After he proceded to violently molest my tits until 9 am i snuck out of his room only to meet his mother downstairs, who informed me she heard the giant sexfest going on in the room next to them.. this was before she called us both "chickenshits".. worst walk of shame ever.
great sex! but now the fight over who sleeps on the wet spot starts.
Dont judge me. He may have been ugly but he was INCREDIBLE. He's like the Susan Boyle of sex.
of all places to pass out....why right in front of our RA's door? OF ALL PLACES.
Let's turn this shoulder dislocation into a positive. Come to the hospital, bring some beers, let's party.
if by "adventure" you actually mean "getting ridiculously high and shaving our legs," then yes.
You know you're an adult when you break 100 to get 75 cents, to buy a condom from a bar vending machine in South Boston.
Just smoked pot with a guy who has apparently been living in the woods for over a month.

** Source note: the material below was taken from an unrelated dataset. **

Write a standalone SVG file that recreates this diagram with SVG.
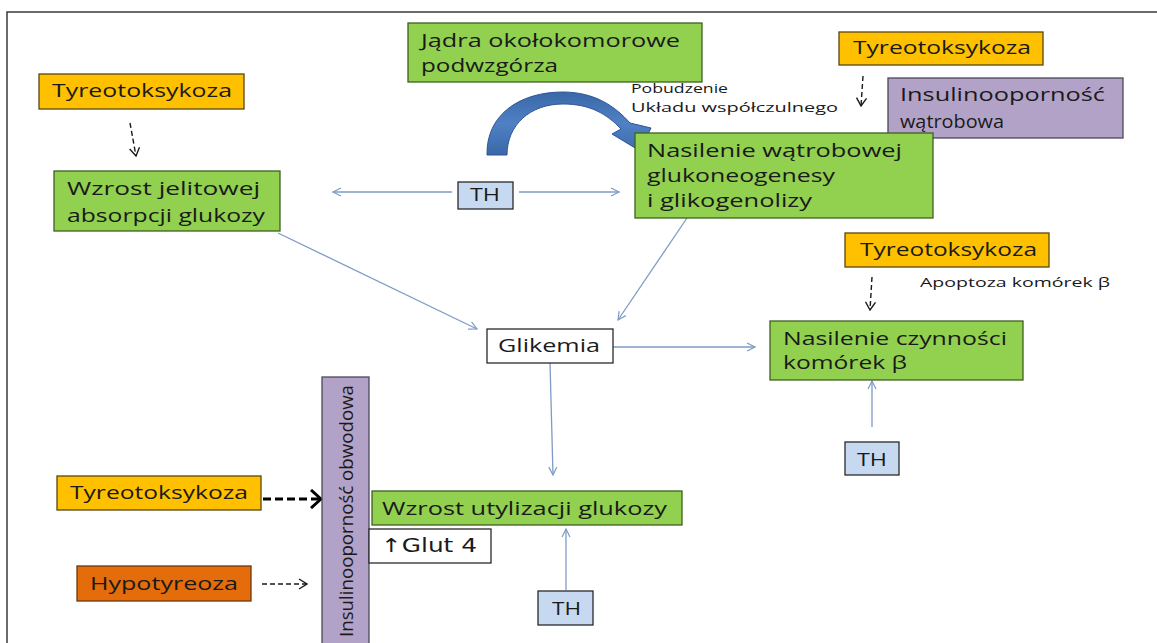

He just walked out of the woods. This is not real life.
Meant to have fun, ended up giving speech about consent to guy at bar. Feminist side feels happy. Orgasms side feels confused and betrayed.
Just walked into the library with a case of Strawberitas in hand.. no one said a word.. I think they were just impressed I knew where the library was
I woke up to an alarm on my phone that said "Buy Plan B" and then the guy offered me a hairbrush... which seemed polite at the time
Most tragic bathtub-fart of all time. I am going to be late.
On a scale from 1-10 how wrong is it to request "I Hit It First" at my ex's wedding reception?
Definite 12.2 but worth it.
Woke up on my sisters couch, and it was like the start of a Terminator movie,my brother in law was passed out on the floor naked in the fetal position. We now call him Arnold. It was an epic night.
He goes from zero to fucking up in 2.4 drinks. Like the sportscar of bad decision making.